• **Data segment**:
########

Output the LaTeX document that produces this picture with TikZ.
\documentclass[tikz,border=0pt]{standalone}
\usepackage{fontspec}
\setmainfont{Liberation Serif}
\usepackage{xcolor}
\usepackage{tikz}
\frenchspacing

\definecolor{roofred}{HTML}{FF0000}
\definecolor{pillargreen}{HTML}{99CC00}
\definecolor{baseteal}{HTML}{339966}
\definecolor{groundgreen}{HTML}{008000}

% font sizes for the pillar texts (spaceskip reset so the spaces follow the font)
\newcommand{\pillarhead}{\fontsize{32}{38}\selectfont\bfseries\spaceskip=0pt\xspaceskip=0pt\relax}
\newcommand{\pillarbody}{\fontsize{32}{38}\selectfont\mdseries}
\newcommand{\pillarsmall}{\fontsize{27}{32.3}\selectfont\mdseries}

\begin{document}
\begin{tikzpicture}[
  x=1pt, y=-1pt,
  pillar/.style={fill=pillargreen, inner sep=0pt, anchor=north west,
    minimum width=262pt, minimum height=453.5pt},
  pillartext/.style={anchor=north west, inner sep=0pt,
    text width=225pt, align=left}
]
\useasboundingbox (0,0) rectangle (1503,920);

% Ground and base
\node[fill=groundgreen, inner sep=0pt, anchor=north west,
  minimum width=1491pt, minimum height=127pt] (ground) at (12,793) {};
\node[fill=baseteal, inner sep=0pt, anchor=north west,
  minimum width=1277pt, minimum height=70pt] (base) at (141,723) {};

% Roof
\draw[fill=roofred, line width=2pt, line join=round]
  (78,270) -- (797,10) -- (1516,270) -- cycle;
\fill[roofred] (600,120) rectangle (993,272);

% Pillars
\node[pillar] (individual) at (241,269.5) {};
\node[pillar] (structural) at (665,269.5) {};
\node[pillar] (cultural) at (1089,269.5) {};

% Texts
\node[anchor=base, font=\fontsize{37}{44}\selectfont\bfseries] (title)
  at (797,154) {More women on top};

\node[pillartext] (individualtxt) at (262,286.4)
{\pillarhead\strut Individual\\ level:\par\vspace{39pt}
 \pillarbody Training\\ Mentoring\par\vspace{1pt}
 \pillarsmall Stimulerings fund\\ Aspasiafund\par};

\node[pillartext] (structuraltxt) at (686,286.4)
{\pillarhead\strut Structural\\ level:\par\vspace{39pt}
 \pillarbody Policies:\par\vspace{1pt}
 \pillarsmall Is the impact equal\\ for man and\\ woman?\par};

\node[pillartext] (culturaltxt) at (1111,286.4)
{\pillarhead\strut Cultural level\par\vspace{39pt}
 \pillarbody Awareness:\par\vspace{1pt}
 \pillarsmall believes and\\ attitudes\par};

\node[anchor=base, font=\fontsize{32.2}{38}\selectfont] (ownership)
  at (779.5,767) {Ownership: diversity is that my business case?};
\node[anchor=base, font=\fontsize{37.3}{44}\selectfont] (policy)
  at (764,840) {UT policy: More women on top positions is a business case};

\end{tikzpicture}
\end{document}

########

• **Objective**: Everything from the first line of the data through the line containing "minimum width=1277pt, minimum" should be echoed exactly. Add nothing.

• **Correct result**:
Output the LaTeX document that produces this picture with TikZ.
\documentclass[tikz,border=0pt]{standalone}
\usepackage{fontspec}
\setmainfont{Liberation Serif}
\usepackage{xcolor}
\usepackage{tikz}
\frenchspacing

\definecolor{roofred}{HTML}{FF0000}
\definecolor{pillargreen}{HTML}{99CC00}
\definecolor{baseteal}{HTML}{339966}
\definecolor{groundgreen}{HTML}{008000}

% font sizes for the pillar texts (spaceskip reset so the spaces follow the font)
\newcommand{\pillarhead}{\fontsize{32}{38}\selectfont\bfseries\spaceskip=0pt\xspaceskip=0pt\relax}
\newcommand{\pillarbody}{\fontsize{32}{38}\selectfont\mdseries}
\newcommand{\pillarsmall}{\fontsize{27}{32.3}\selectfont\mdseries}

\begin{document}
\begin{tikzpicture}[
  x=1pt, y=-1pt,
  pillar/.style={fill=pillargreen, inner sep=0pt, anchor=north west,
    minimum width=262pt, minimum height=453.5pt},
  pillartext/.style={anchor=north west, inner sep=0pt,
    text width=225pt, align=left}
]
\useasboundingbox (0,0) rectangle (1503,920);

% Ground and base
\node[fill=groundgreen, inner sep=0pt, anchor=north west,
  minimum width=1491pt, minimum height=127pt] (ground) at (12,793) {};
\node[fill=baseteal, inner sep=0pt, anchor=north west,
  minimum width=1277pt, minimum height=70pt] (base) at (141,723) {};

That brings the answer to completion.